* RECORD LIST
[start]
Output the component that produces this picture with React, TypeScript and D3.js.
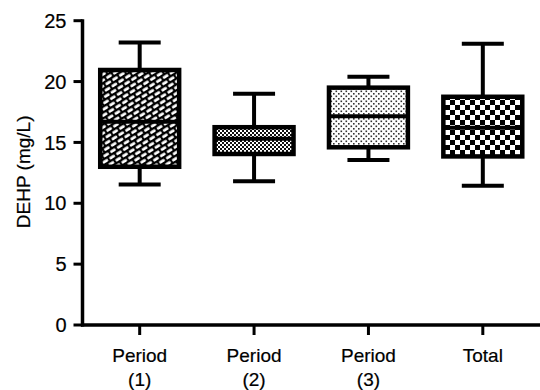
import React, { useEffect, useRef } from "react";
import * as d3 from "d3";

const categories = ["Period\n(1)", "Period\n(2)", "Period\n(3)", "Total"];
const whiskerLow = [11.55, 11.8, 13.55, 11.45];
const q1 = [13.0, 14.05, 14.6, 13.85];
const median = [16.7, 15.3, 17.15, 16.2];
const q3 = [20.95, 16.25, 19.5, 18.75];
const whiskerHigh = [23.2, 19.0, 20.4, 23.1];
const patterns = ["brick", "fineCheck", "dots", "bigCheck"];
const yTicks = [0, 5, 10, 15, 20, 25];

const App = () => {
  const svgRef = useRef<SVGSVGElement>(null);

  useEffect(() => {
    document.body.style.margin = "0";
    const svg = d3.select(svgRef.current);
    svg.selectAll("*").remove();

    const width = 540;
    const left = 82.5;
    const font = "'Liberation Sans', Arial, Helvetica, sans-serif";

    const defs = svg.append("defs");

    // diagonal brick hatch, offset rows
    const brick = defs
      .append("pattern")
      .attr("id", "brick")
      .attr("patternUnits", "userSpaceOnUse")
      .attr("width", 8)
      .attr("height", 10)
      .attr("patternTransform", "rotate(-32)");
    brick.append("rect").attr("width", 8).attr("height", 10).attr("fill", "#000");
    [
      [0.8, 1.2],
      [4.8, 6.2],
      [-3.2, 6.2],
    ].forEach(([bx, by]) => {
      brick
        .append("rect")
        .attr("x", bx)
        .attr("y", by)
        .attr("width", 6.2)
        .attr("height", 2.9)
        .attr("rx", 1.3)
        .attr("fill", "#fff");
    });

    const fine = defs
      .append("pattern")
      .attr("id", "fineCheck")
      .attr("patternUnits", "userSpaceOnUse")
      .attr("width", 4)
      .attr("height", 4);
    fine.append("rect").attr("width", 4).attr("height", 4).attr("fill", "#fff");
    fine.append("rect").attr("width", 2).attr("height", 2).attr("fill", "#111");
    fine.append("rect").attr("x", 2).attr("y", 2).attr("width", 2).attr("height", 2).attr("fill", "#111");

    const dots = defs
      .append("pattern")
      .attr("id", "dots")
      .attr("patternUnits", "userSpaceOnUse")
      .attr("width", 5)
      .attr("height", 5);
    dots.append("rect").attr("width", 5).attr("height", 5).attr("fill", "#fff");
    dots.append("rect").attr("x", 0.5).attr("y", 0.5).attr("width", 1.6).attr("height", 1.6).attr("fill", "#333");
    dots.append("rect").attr("x", 3).attr("y", 3).attr("width", 1.6).attr("height", 1.6).attr("fill", "#333");

    const big = defs
      .append("pattern")
      .attr("id", "bigCheck")
      .attr("patternUnits", "userSpaceOnUse")
      .attr("width", 10)
      .attr("height", 10);
    big.append("rect").attr("width", 10).attr("height", 10).attr("fill", "#fff");
    big.append("rect").attr("width", 5).attr("height", 5).attr("fill", "#000");
    big.append("rect").attr("x", 5).attr("y", 5).attr("width", 5).attr("height", 5).attr("fill", "#000");

    const x = d3
      .scaleBand()
      .domain(categories)
      .range([left, 540])
      .paddingInner(0.31)
      .paddingOuter(0.155);

    const y = d3.scaleLinear().domain([0, 25]).range([325, 20.7]);

    const textStyle = (sel: any, size: number) =>
      sel
        .style("font-family", font)
        .style("font-size", `${size}px`)
        .attr("fill", "#000")
        .attr("stroke", "#000")
        .attr("stroke-width", 0.2);

    // y axis
    svg
      .append("line")
      .attr("x1", left)
      .attr("x2", left)
      .attr("y1", y(25) - 1.5)
      .attr("y2", y(0) + 1.5)
      .attr("stroke", "#000")
      .attr("stroke-width", 3.5);

    const yt = svg.append("g").selectAll("g").data(yTicks).enter().append("g");
    yt.append("line")
      .attr("x1", left - 9)
      .attr("x2", left)
      .attr("y1", (d) => y(d))
      .attr("y2", (d) => y(d))
      .attr("stroke", "#000")
      .attr("stroke-width", 3);
    textStyle(
      yt.append("text")
        .attr("x", left - 16)
        .attr("y", (d) => y(d))
        .attr("dy", "0.36em")
        .attr("text-anchor", "end"),
      20
    ).text((d: number) => d);

    textStyle(
      svg
        .append("text")
        .attr("transform", `translate(30,${y(12.5) - 1}) rotate(-90)`)
        .attr("text-anchor", "middle"),
      19
    ).text("DEHP (mg/L)");

    // x axis
    svg
      .append("line")
      .attr("x1", left - 1.5)
      .attr("x2", width)
      .attr("y1", y(0))
      .attr("y2", y(0))
      .attr("stroke", "#000")
      .attr("stroke-width", 3.5);

    const xt = svg.append("g").selectAll("g").data(categories).enter().append("g")
      .attr("transform", (d) => `translate(${x(d)! + x.bandwidth() / 2},0)`);
    xt.append("line")
      .attr("y1", y(0))
      .attr("y2", y(0) + 10)
      .attr("stroke", "#000")
      .attr("stroke-width", 3);
    xt.each(function (d) {
      const lines = d.split("\n");
      const t = textStyle(d3.select(this).append("text").attr("text-anchor", "middle"), 19);
      lines.forEach((ln, i) => {
        t.append("tspan").attr("x", 0).attr("y", 362 + i * 23.5).text(ln);
      });
    });

    // boxes
    const g = svg.append("g");
    categories.forEach((c, i) => {
      const cx = x(c)! + x.bandwidth() / 2;
      const bw = x.bandwidth();
      const cap = 42;
      g.append("line")
        .attr("x1", cx)
        .attr("x2", cx)
        .attr("y1", y(whiskerHigh[i]))
        .attr("y2", y(whiskerLow[i]))
        .attr("stroke", "#000")
        .attr("stroke-width", 4);
      [whiskerHigh[i], whiskerLow[i]].forEach((v) => {
        g.append("line")
          .attr("x1", cx - cap / 2)
          .attr("x2", cx + cap / 2)
          .attr("y1", y(v))
          .attr("y2", y(v))
          .attr("stroke", "#000")
          .attr("stroke-width", 4);
      });
      g.append("rect")
        .attr("x", cx - bw / 2)
        .attr("width", bw)
        .attr("y", y(q3[i]))
        .attr("height", y(q1[i]) - y(q3[i]))
        .attr("fill", `url(#${patterns[i]})`)
        .attr("stroke", "#000")
        .attr("stroke-width", 4.5);
      g.append("line")
        .attr("x1", cx - bw / 2)
        .attr("x2", cx + bw / 2)
        .attr("y1", y(median[i]))
        .attr("y2", y(median[i]))
        .attr("stroke", "#000")
        .attr("stroke-width", 4);
    });
  }, []);

  return <svg ref={svgRef} width={540} height={390} style={{ display: "block", background: "#fff" }} />;
};

export default App;
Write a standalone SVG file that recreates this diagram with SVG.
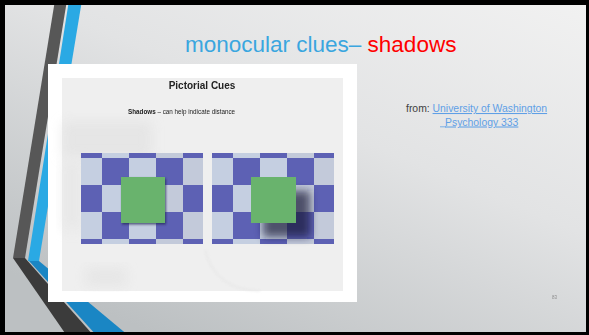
[end]
* TASK REQUIREMENTS
Copy the data character for character, but drop all pictures from the copy.

* TASK RESPONSE
Output the component that produces this picture with React, TypeScript and D3.js.
import React, { useEffect, useRef } from "react";
import * as d3 from "d3";

const categories = ["Period\n(1)", "Period\n(2)", "Period\n(3)", "Total"];
const whiskerLow = [11.55, 11.8, 13.55, 11.45];
const q1 = [13.0, 14.05, 14.6, 13.85];
const median = [16.7, 15.3, 17.15, 16.2];
const q3 = [20.95, 16.25, 19.5, 18.75];
const whiskerHigh = [23.2, 19.0, 20.4, 23.1];
const patterns = ["brick", "fineCheck", "dots", "bigCheck"];
const yTicks = [0, 5, 10, 15, 20, 25];

const App = () => {
  const svgRef = useRef<SVGSVGElement>(null);

  useEffect(() => {
    document.body.style.margin = "0";
    const svg = d3.select(svgRef.current);
    svg.selectAll("*").remove();

    const width = 540;
    const left = 82.5;
    const font = "'Liberation Sans', Arial, Helvetica, sans-serif";

    const defs = svg.append("defs");

    // diagonal brick hatch, offset rows
    const brick = defs
      .append("pattern")
      .attr("id", "brick")
      .attr("patternUnits", "userSpaceOnUse")
      .attr("width", 8)
      .attr("height", 10)
      .attr("patternTransform", "rotate(-32)");
    brick.append("rect").attr("width", 8).attr("height", 10).attr("fill", "#000");
    [
      [0.8, 1.2],
      [4.8, 6.2],
      [-3.2, 6.2],
    ].forEach(([bx, by]) => {
      brick
        .append("rect")
        .attr("x", bx)
        .attr("y", by)
        .attr("width", 6.2)
        .attr("height", 2.9)
        .attr("rx", 1.3)
        .attr("fill", "#fff");
    });

    const fine = defs
      .append("pattern")
      .attr("id", "fineCheck")
      .attr("patternUnits", "userSpaceOnUse")
      .attr("width", 4)
      .attr("height", 4);
    fine.append("rect").attr("width", 4).attr("height", 4).attr("fill", "#fff");
    fine.append("rect").attr("width", 2).attr("height", 2).attr("fill", "#111");
    fine.append("rect").attr("x", 2).attr("y", 2).attr("width", 2).attr("height", 2).attr("fill", "#111");

    const dots = defs
      .append("pattern")
      .attr("id", "dots")
      .attr("patternUnits", "userSpaceOnUse")
      .attr("width", 5)
      .attr("height", 5);
    dots.append("rect").attr("width", 5).attr("height", 5).attr("fill", "#fff");
    dots.append("rect").attr("x", 0.5).attr("y", 0.5).attr("width", 1.6).attr("height", 1.6).attr("fill", "#333");
    dots.append("rect").attr("x", 3).attr("y", 3).attr("width", 1.6).attr("height", 1.6).attr("fill", "#333");

    const big = defs
      .append("pattern")
      .attr("id", "bigCheck")
      .attr("patternUnits", "userSpaceOnUse")
      .attr("width", 10)
      .attr("height", 10);
    big.append("rect").attr("width", 10).attr("height", 10).attr("fill", "#fff");
    big.append("rect").attr("width", 5).attr("height", 5).attr("fill", "#000");
    big.append("rect").attr("x", 5).attr("y", 5).attr("width", 5).attr("height", 5).attr("fill", "#000");

    const x = d3
      .scaleBand()
      .domain(categories)
      .range([left, 540])
      .paddingInner(0.31)
      .paddingOuter(0.155);

    const y = d3.scaleLinear().domain([0, 25]).range([325, 20.7]);

    const textStyle = (sel: any, size: number) =>
      sel
        .style("font-family", font)
        .style("font-size", `${size}px`)
        .attr("fill", "#000")
        .attr("stroke", "#000")
        .attr("stroke-width", 0.2);

    // y axis
    svg
      .append("line")
      .attr("x1", left)
      .attr("x2", left)
      .attr("y1", y(25) - 1.5)
      .attr("y2", y(0) + 1.5)
      .attr("stroke", "#000")
      .attr("stroke-width", 3.5);

    const yt = svg.append("g").selectAll("g").data(yTicks).enter().append("g");
    yt.append("line")
      .attr("x1", left - 9)
      .attr("x2", left)
      .attr("y1", (d) => y(d))
      .attr("y2", (d) => y(d))
      .attr("stroke", "#000")
      .attr("stroke-width", 3);
    textStyle(
      yt.append("text")
        .attr("x", left - 16)
        .attr("y", (d) => y(d))
        .attr("dy", "0.36em")
        .attr("text-anchor", "end"),
      20
    ).text((d: number) => d);

    textStyle(
      svg
        .append("text")
        .attr("transform", `translate(30,${y(12.5) - 1}) rotate(-90)`)
        .attr("text-anchor", "middle"),
      19
    ).text("DEHP (mg/L)");

    // x axis
    svg
      .append("line")
      .attr("x1", left - 1.5)
      .attr("x2", width)
      .attr("y1", y(0))
      .attr("y2", y(0))
      .attr("stroke", "#000")
      .attr("stroke-width", 3.5);

    const xt = svg.append("g").selectAll("g").data(categories).enter().append("g")
      .attr("transform", (d) => `translate(${x(d)! + x.bandwidth() / 2},0)`);
    xt.append("line")
      .attr("y1", y(0))
      .attr("y2", y(0) + 10)
      .attr("stroke", "#000")
      .attr("stroke-width", 3);
    xt.each(function (d) {
      const lines = d.split("\n");
      const t = textStyle(d3.select(this).append("text").attr("text-anchor", "middle"), 19);
      lines.forEach((ln, i) => {
        t.append("tspan").attr("x", 0).attr("y", 362 + i * 23.5).text(ln);
      });
    });

    // boxes
    const g = svg.append("g");
    categories.forEach((c, i) => {
      const cx = x(c)! + x.bandwidth() / 2;
      const bw = x.bandwidth();
      const cap = 42;
      g.append("line")
        .attr("x1", cx)
        .attr("x2", cx)
        .attr("y1", y(whiskerHigh[i]))
        .attr("y2", y(whiskerLow[i]))
        .attr("stroke", "#000")
        .attr("stroke-width", 4);
      [whiskerHigh[i], whiskerLow[i]].forEach((v) => {
        g.append("line")
          .attr("x1", cx - cap / 2)
          .attr("x2", cx + cap / 2)
          .attr("y1", y(v))
          .attr("y2", y(v))
          .attr("stroke", "#000")
          .attr("stroke-width", 4);
      });
      g.append("rect")
        .attr("x", cx - bw / 2)
        .attr("width", bw)
        .attr("y", y(q3[i]))
        .attr("height", y(q1[i]) - y(q3[i]))
        .attr("fill", `url(#${patterns[i]})`)
        .attr("stroke", "#000")
        .attr("stroke-width", 4.5);
      g.append("line")
        .attr("x1", cx - bw / 2)
        .attr("x2", cx + bw / 2)
        .attr("y1", y(median[i]))
        .attr("y2", y(median[i]))
        .attr("stroke", "#000")
        .attr("stroke-width", 4);
    });
  }, []);

  return <svg ref={svgRef} width={540} height={390} style={{ display: "block", background: "#fff" }} />;
};

export default App;
Write a standalone SVG file that recreates this diagram with SVG.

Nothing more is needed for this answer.